In vielen Foren wird Betroffenen geraten, eine modifizierte Unterlassungserklärung abzugeben. Man erklärt sich damit bereit, künftig die Finger von den jeweiligen Werken zu lassen, geht aber nicht auf die weitergehenden Forderungen der Anwälte ein. Entsprechende Musterschreiben findet man im Internet. Bei Filesharing-Abmahnungen ist das Vorgehen durchaus sinnvoll, bei den aktuellen Streaming-Abmahnungen nicht unbedingt. Denn auch die modifizierte Abmahnung beinhaltet ein Schuldeingeständnis – und das ist angesichts der unsicheren Rechtslage womöglich etwas voreilig.
Pauschales Honorar vereinbaren
Am sichersten ist es für die Betroffenen, wenn sie einen Anwalt einschalten, der den Anspruch abwehrt.

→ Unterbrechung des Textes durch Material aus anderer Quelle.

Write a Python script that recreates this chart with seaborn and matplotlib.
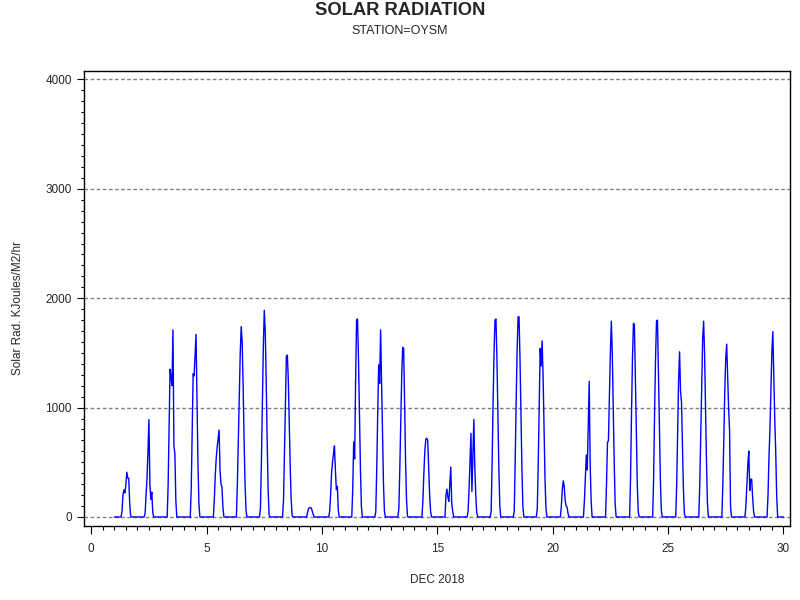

Kostenlos geht das natürlich nicht, in der Regel dürften die Gebühren aber unter den geforderten 250 Euro liegen, am besten vereinbart man ein Pauschalhonorar. Nicht wenige Betroffene haben auch gleich mehrere Abmahnungen von U + C bekommen, so dass sie noch weit mehr bezahlen müssten. Viele Kanzleien haben Hotlines, in denen man eine kostenlose Ersteinschätzung der Fälle bekommt. Auch die Verbraucherzentralen bieten gegen Gebühr eine Rechtsberatung und –vertretung an.
Nun drängt U + C zur Eile und fordert die Unterlassungserklärung meist schon binnen einer Woche. Wer mehr Zeit braucht, um die Sache prüfen zu lassen, sollte schnell eine Fristverlängerung beantragen. Auch dafür gibt es Musterbriefe.